> THE PROBLEM
Repeat the material below exactly, with no pictures.

> MATERIAL
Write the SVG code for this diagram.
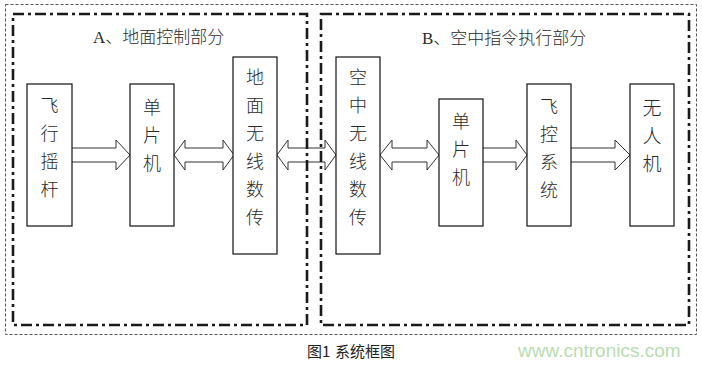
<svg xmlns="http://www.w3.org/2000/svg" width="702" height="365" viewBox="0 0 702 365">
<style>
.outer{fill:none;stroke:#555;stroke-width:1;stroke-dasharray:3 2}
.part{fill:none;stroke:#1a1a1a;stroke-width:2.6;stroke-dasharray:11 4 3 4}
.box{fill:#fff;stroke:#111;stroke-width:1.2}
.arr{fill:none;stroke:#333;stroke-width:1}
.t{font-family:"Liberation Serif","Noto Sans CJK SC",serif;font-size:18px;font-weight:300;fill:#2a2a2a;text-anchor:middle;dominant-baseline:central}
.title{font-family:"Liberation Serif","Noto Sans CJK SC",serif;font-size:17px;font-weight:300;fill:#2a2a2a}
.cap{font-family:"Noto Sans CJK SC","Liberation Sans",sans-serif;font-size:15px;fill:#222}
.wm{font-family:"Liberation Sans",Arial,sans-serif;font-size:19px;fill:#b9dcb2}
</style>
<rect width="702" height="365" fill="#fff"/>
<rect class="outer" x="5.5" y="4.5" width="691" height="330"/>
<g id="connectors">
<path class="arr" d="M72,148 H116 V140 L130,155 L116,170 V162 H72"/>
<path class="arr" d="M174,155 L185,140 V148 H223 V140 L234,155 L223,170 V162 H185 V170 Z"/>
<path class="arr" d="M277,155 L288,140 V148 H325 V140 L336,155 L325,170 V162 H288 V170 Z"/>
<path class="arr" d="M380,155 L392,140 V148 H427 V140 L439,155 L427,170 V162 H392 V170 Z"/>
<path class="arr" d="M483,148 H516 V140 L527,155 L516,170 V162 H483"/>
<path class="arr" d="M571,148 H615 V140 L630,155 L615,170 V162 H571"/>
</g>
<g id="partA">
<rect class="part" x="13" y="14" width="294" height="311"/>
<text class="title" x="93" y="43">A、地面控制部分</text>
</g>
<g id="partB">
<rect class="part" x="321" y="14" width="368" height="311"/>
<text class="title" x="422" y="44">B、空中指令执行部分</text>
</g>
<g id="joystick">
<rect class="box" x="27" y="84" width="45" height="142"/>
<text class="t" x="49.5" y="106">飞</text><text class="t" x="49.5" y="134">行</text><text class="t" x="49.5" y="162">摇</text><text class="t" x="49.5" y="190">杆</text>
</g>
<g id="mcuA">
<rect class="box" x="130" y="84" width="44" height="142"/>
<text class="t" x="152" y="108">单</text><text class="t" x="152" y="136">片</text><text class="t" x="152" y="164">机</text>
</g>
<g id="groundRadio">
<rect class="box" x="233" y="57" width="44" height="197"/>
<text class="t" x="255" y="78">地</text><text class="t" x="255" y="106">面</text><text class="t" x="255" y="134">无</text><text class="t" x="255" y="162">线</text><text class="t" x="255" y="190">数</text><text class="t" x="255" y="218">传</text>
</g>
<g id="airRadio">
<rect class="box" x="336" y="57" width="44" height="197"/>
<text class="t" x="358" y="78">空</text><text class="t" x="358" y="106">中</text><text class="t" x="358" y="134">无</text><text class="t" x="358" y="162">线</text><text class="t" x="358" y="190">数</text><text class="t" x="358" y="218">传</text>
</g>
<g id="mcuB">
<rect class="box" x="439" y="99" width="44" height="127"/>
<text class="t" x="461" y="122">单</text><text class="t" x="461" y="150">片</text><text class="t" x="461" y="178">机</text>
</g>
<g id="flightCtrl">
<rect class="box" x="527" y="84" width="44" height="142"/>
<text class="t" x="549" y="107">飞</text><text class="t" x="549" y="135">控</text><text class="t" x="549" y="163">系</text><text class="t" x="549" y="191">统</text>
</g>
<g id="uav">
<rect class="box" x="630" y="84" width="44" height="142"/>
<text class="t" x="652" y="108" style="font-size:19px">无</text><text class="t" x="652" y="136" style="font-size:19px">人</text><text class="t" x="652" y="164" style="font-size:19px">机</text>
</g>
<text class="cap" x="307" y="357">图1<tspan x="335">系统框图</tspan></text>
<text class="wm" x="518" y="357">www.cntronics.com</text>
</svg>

> FULL SOLUTION
Write the SVG code for this diagram.
<svg xmlns="http://www.w3.org/2000/svg" width="702" height="365" viewBox="0 0 702 365">
<style>
.outer{fill:none;stroke:#555;stroke-width:1;stroke-dasharray:3 2}
.part{fill:none;stroke:#1a1a1a;stroke-width:2.6;stroke-dasharray:11 4 3 4}
.box{fill:#fff;stroke:#111;stroke-width:1.2}
.arr{fill:none;stroke:#333;stroke-width:1}
.t{font-family:"Liberation Serif","Noto Sans CJK SC",serif;font-size:18px;font-weight:300;fill:#2a2a2a;text-anchor:middle;dominant-baseline:central}
.title{font-family:"Liberation Serif","Noto Sans CJK SC",serif;font-size:17px;font-weight:300;fill:#2a2a2a}
.cap{font-family:"Noto Sans CJK SC","Liberation Sans",sans-serif;font-size:15px;fill:#222}
.wm{font-family:"Liberation Sans",Arial,sans-serif;font-size:19px;fill:#b9dcb2}
</style>
<rect width="702" height="365" fill="#fff"/>
<rect class="outer" x="5.5" y="4.5" width="691" height="330"/>
<g id="connectors">
<path class="arr" d="M72,148 H116 V140 L130,155 L116,170 V162 H72"/>
<path class="arr" d="M174,155 L185,140 V148 H223 V140 L234,155 L223,170 V162 H185 V170 Z"/>
<path class="arr" d="M277,155 L288,140 V148 H325 V140 L336,155 L325,170 V162 H288 V170 Z"/>
<path class="arr" d="M380,155 L392,140 V148 H427 V140 L439,155 L427,170 V162 H392 V170 Z"/>
<path class="arr" d="M483,148 H516 V140 L527,155 L516,170 V162 H483"/>
<path class="arr" d="M571,148 H615 V140 L630,155 L615,170 V162 H571"/>
</g>
<g id="partA">
<rect class="part" x="13" y="14" width="294" height="311"/>
<text class="title" x="93" y="43">A、地面控制部分</text>
</g>
<g id="partB">
<rect class="part" x="321" y="14" width="368" height="311"/>
<text class="title" x="422" y="44">B、空中指令执行部分</text>
</g>
<g id="joystick">
<rect class="box" x="27" y="84" width="45" height="142"/>
<text class="t" x="49.5" y="106">飞</text><text class="t" x="49.5" y="134">行</text><text class="t" x="49.5" y="162">摇</text><text class="t" x="49.5" y="190">杆</text>
</g>
<g id="mcuA">
<rect class="box" x="130" y="84" width="44" height="142"/>
<text class="t" x="152" y="108">单</text><text class="t" x="152" y="136">片</text><text class="t" x="152" y="164">机</text>
</g>
<g id="groundRadio">
<rect class="box" x="233" y="57" width="44" height="197"/>
<text class="t" x="255" y="78">地</text><text class="t" x="255" y="106">面</text><text class="t" x="255" y="134">无</text><text class="t" x="255" y="162">线</text><text class="t" x="255" y="190">数</text><text class="t" x="255" y="218">传</text>
</g>
<g id="airRadio">
<rect class="box" x="336" y="57" width="44" height="197"/>
<text class="t" x="358" y="78">空</text><text class="t" x="358" y="106">中</text><text class="t" x="358" y="134">无</text><text class="t" x="358" y="162">线</text><text class="t" x="358" y="190">数</text><text class="t" x="358" y="218">传</text>
</g>
<g id="mcuB">
<rect class="box" x="439" y="99" width="44" height="127"/>
<text class="t" x="461" y="122">单</text><text class="t" x="461" y="150">片</text><text class="t" x="461" y="178">机</text>
</g>
<g id="flightCtrl">
<rect class="box" x="527" y="84" width="44" height="142"/>
<text class="t" x="549" y="107">飞</text><text class="t" x="549" y="135">控</text><text class="t" x="549" y="163">系</text><text class="t" x="549" y="191">统</text>
</g>
<g id="uav">
<rect class="box" x="630" y="84" width="44" height="142"/>
<text class="t" x="652" y="108" style="font-size:19px">无</text><text class="t" x="652" y="136" style="font-size:19px">人</text><text class="t" x="652" y="164" style="font-size:19px">机</text>
</g>
<text class="cap" x="307" y="357">图1<tspan x="335">系统框图</tspan></text>
<text class="wm" x="518" y="357">www.cntronics.com</text>
</svg>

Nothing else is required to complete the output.